There are countless attempts of alternative payments, economy, or trade. You can remedy money’s defects, you can create “good money”, almost as it is done in agriculture: regional, seasonal, organic, fair-trade. But is that really possible? Doesn’t money always remain money?

So-called LETS, local exchange trading systems, take this idea a bit further. Their currency is time. Because we all have the same time on our hands. Whether I spend an hour cleaning my apartment or working on a research project, either way, an hour of my life has passed or has been “invested”. But can a complex economy like ours really be based on the exchange of time?

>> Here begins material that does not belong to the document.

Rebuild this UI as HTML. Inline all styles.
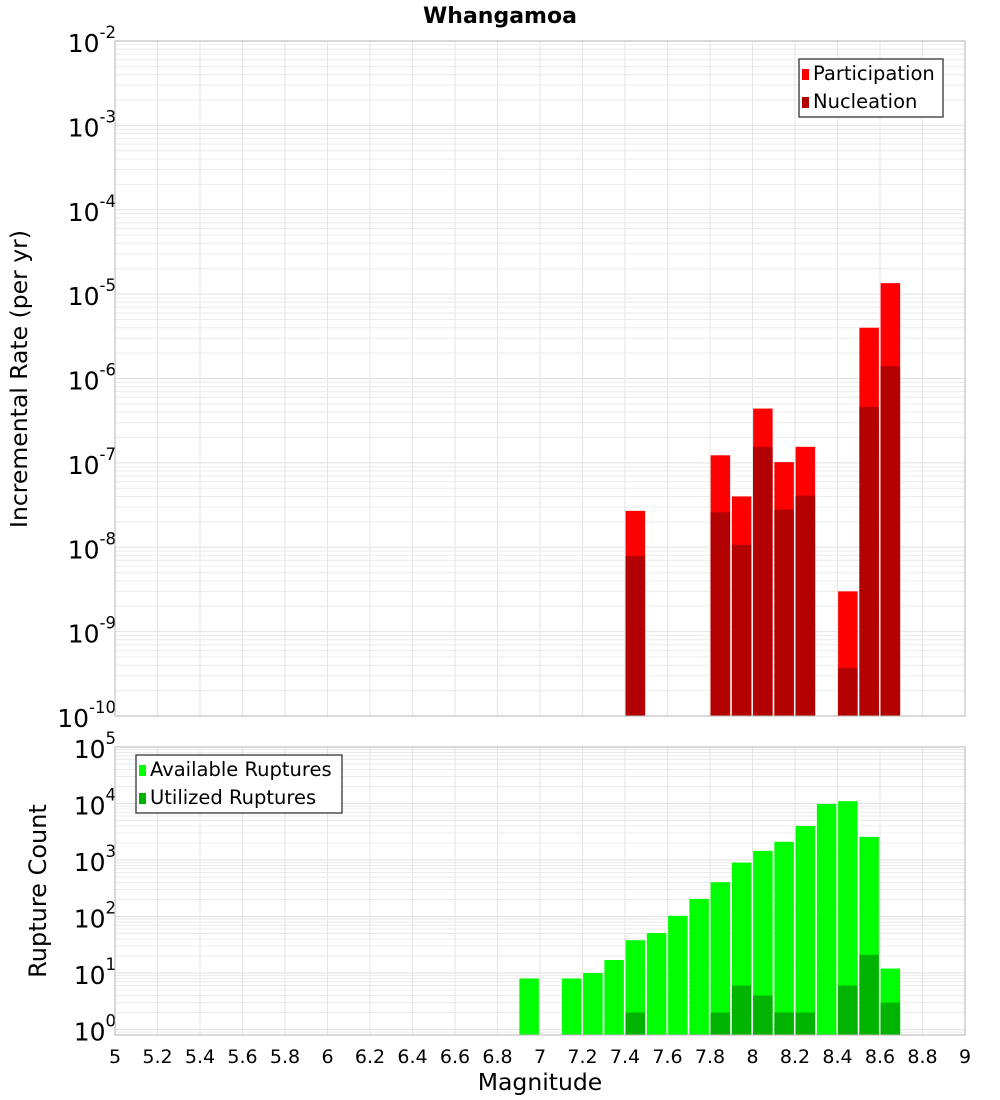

Maybe a few reforms would suffice? For several years now, the term “financial transaction tax” has been repeated in the media as an alleged magic bullet, but mere changes in the interest system are also possible. But will the “monetary system” accept such interventions? After all, they do contradict the motivation of money in modern-day capitalism to multiply, to be optimized, to generate more output …

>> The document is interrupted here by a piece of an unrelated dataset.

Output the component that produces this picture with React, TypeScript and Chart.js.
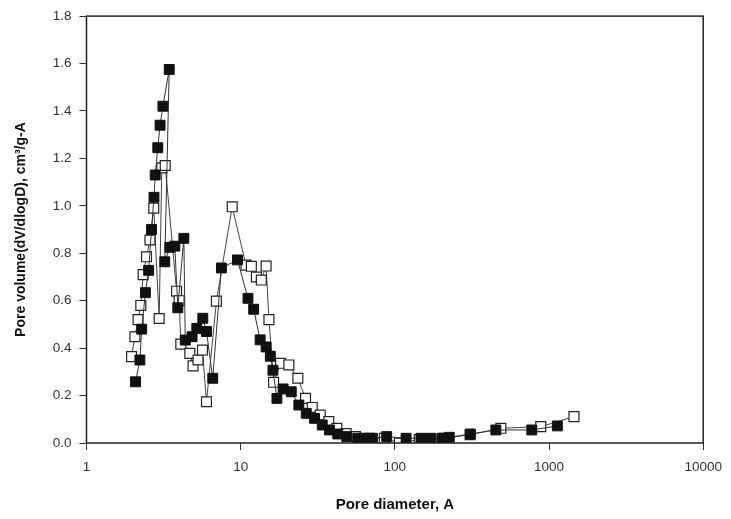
import React, { useEffect, useRef } from 'react';
import { Chart, registerables } from 'chart.js';

Chart.register(...registerables);

// Tick labels
const xTickValues = [1, 10, 100, 1000, 10000];
const xTickLabels = ['1', '10', '100', '1000', '10000'];
const yTickLabels = ['0.0', '0.2', '0.4', '0.6', '0.8', '1.0', '1.2', '1.4', '1.6', '1.8'];

// Filled squares series (pore diameter in A, pore volume)
const filledDiameters = [
  2.08, 2.22, 2.28, 2.41, 2.53, 2.64, 2.74, 2.79, 2.9, 3.0, 3.13, 3.44,
  3.22, 3.47, 3.74, 3.91, 4.28, 4.37, 4.84, 5.19, 5.68, 6.0, 6.59, 7.5,
  9.53, 11.15, 12.14, 13.37, 14.62, 15.57, 16.19, 17.18, 18.84, 21.29, 23.84,
  26.62, 30.13, 33.8, 37.68, 42.64, 48.75, 57.44, 62.55, 71.53, 88.5, 118.2,
  147.7, 171.5, 202.1, 225.3, 308.2, 451.9, 772.9, 1132,
];
const filledVolumes = [
  0.258, 0.35, 0.48, 0.634, 0.728, 0.9, 1.036, 1.13, 1.245, 1.34, 1.42, 1.575,
  0.764, 0.825, 0.83, 0.57, 0.863, 0.434, 0.448, 0.483, 0.526, 0.47, 0.273, 0.738,
  0.772, 0.61, 0.564, 0.435, 0.405, 0.366, 0.307, 0.188, 0.228, 0.216, 0.16,
  0.125, 0.104, 0.076, 0.055, 0.038, 0.027, 0.02, 0.02, 0.02, 0.027, 0.02,
  0.02, 0.02, 0.02, 0.024, 0.038, 0.055, 0.055, 0.072,
];

// Open squares series
const openDiameters = [
  1.96, 2.06, 2.16, 2.25, 2.33, 2.45, 2.58, 2.73, 2.96, 3.08, 3.24,
  3.84, 3.99, 4.09, 4.68, 4.91, 5.29, 5.65, 6.0, 6.96, 8.81, 10.82, 11.73,
  12.64, 13.61, 14.62, 15.25, 16.35, 18.15, 20.54, 23.49, 26.34, 29.12, 32.81,
  37.28, 42.02, 48.31, 55.5, 68.4, 85.5, 106.9, 144, 209, 308, 486.9, 883.6, 1451,
];
const openVolumes = [
  0.364, 0.448, 0.52, 0.58, 0.71, 0.785, 0.856, 0.99, 0.525, 1.16, 1.17,
  0.64, 0.6, 0.417, 0.378, 0.325, 0.35, 0.392, 0.174, 0.598, 0.996, 0.75, 0.745,
  0.7, 0.687, 0.746, 0.52, 0.256, 0.336, 0.329, 0.273, 0.188, 0.15, 0.118,
  0.09, 0.062, 0.04, 0.027, 0.02, 0.02, 0.0, 0.015, 0.02, 0.035, 0.062, 0.069, 0.111,
];

const toPoints = (xs: number[], ys: number[]) => xs.map((x, i) => ({ x, y: ys[i] }));

const framePlugin = {
  id: 'frame',
  afterDatasetsDraw(chart: any) {
    const { ctx, chartArea } = chart;
    ctx.save();
    ctx.strokeStyle = '#222';
    ctx.lineWidth = 1.5;
    ctx.strokeRect(chartArea.left, chartArea.top, chartArea.right - chartArea.left, chartArea.bottom - chartArea.top);
    ctx.restore();
  },
};

export default function App() {
  const canvasRef = useRef<HTMLCanvasElement | null>(null);

  useEffect(() => {
    if (!canvasRef.current) return;
    const chart = new Chart(canvasRef.current, {
      type: 'scatter',
      data: {
        datasets: [
          {
            label: 'filled',
            data: toPoints(filledDiameters, filledVolumes),
            showLine: true,
            borderColor: '#333',
            borderWidth: 1,
            pointStyle: 'rect',
            pointRadius: 7,
            pointBackgroundColor: '#111',
            pointBorderColor: '#111',
            pointBorderWidth: 1,
            tension: 0,
            order: 0,
          },
          {
            label: 'open',
            data: toPoints(openDiameters, openVolumes),
            showLine: true,
            borderColor: '#444',
            borderWidth: 1,
            pointStyle: 'rect',
            pointRadius: 7,
            pointBackgroundColor: '#fff',
            pointBorderColor: '#222',
            pointBorderWidth: 1.2,
            tension: 0,
            order: 1,
          },
        ],
      },
      options: {
        animation: false,
        responsive: true,
        maintainAspectRatio: false,
        layout: { padding: { top: 16, right: 27, left: 0, bottom: 0 } },
        plugins: {
          legend: { display: false },
          tooltip: { enabled: false },
        },
        scales: {
          x: {
            type: 'logarithmic',
            min: 1,
            max: 10000,
            afterBuildTicks: (scale: any) => {
              scale.ticks = xTickValues.map((v) => ({ value: v }));
            },
            afterFit: (scale: any) => {
              scale.height = 76;
            },
            border: { display: false },
            grid: {
              display: true,
              drawOnChartArea: false,
              drawTicks: true,
              tickLength: 7,
              color: '#333',
            },
            ticks: {
              autoSkip: false,
              maxRotation: 0,
              padding: 9,
              color: '#333',
              font: { family: 'Liberation Sans, Arial, sans-serif', size: 13.5 },
              callback: (_v: any, i: number) => xTickLabels[i],
            },
            title: {
              display: true,
              text: 'Pore diameter, A',
              color: '#111',
              font: { family: 'Liberation Sans, Arial, sans-serif', size: 15, weight: 'bold' },
              padding: { top: 0, bottom: 5 },
            },
          },
          y: {
            min: 0,
            max: 1.8,
            afterBuildTicks: (scale: any) => {
              scale.ticks = yTickLabels.map((l) => ({ value: parseFloat(l) }));
            },
            afterFit: (scale: any) => {
              scale.width = 86.5;
            },
            border: { display: false },
            grid: {
              display: true,
              drawOnChartArea: false,
              drawTicks: true,
              tickLength: 7,
              color: '#333',
            },
            ticks: {
              autoSkip: false,
              padding: 8,
              color: '#333',
              font: { family: 'Liberation Sans, Arial, sans-serif', size: 13.5 },
              callback: (_v: any, i: number) => yTickLabels[i],
            },
            title: {
              display: true,
              text: 'Pore volume(dV/dlogD), cm³/g-A',
              color: '#111',
              font: { family: 'Liberation Sans, Arial, sans-serif', size: 14, weight: 'bold' },
              padding: { top: 13, bottom: 0 },
            },
          },
        },
      },
      plugins: [framePlugin],
    } as any);
    return () => chart.destroy();
  }, []);

  return (
    <div style={{ position: 'absolute', left: 0, top: 0, width: 731, height: 519, background: '#fff' }}>
      <canvas ref={canvasRef} />
    </div>
  );
}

What are some feasible alternatives to the problems of capitalism that we know of? This is a question that’s on our mind and we want to analyze other ideas, support research, combine old concepts, and develop new ones.

One alternative is to detach our economic activity from individual pursuits of profit and to return to a more traditional understanding of economy, namely public interest or cooperative work. In the past, communities owned land that belonged to everyone and which was used collectively: the commons. Nowadays, we know Wikipedia’s information and picture database, published under a commons license. Commoning and Share Economy are pivotal key words in this context: objects or services are no longer purchased individually, but rather used jointly.

We have to ask ourselves: is it even possible to think of an economic activity connected to money that improves the welfare of all people? Or do the advantages of money immediately keep it from accepting a subordinate role and result in it completely controlling the economic system?

Could a more radical approach lead to a feasible alternative? Or a combination of several less drastic ideas? One thing’s for sure: we have to keep questioning our system – and all possible alternatives.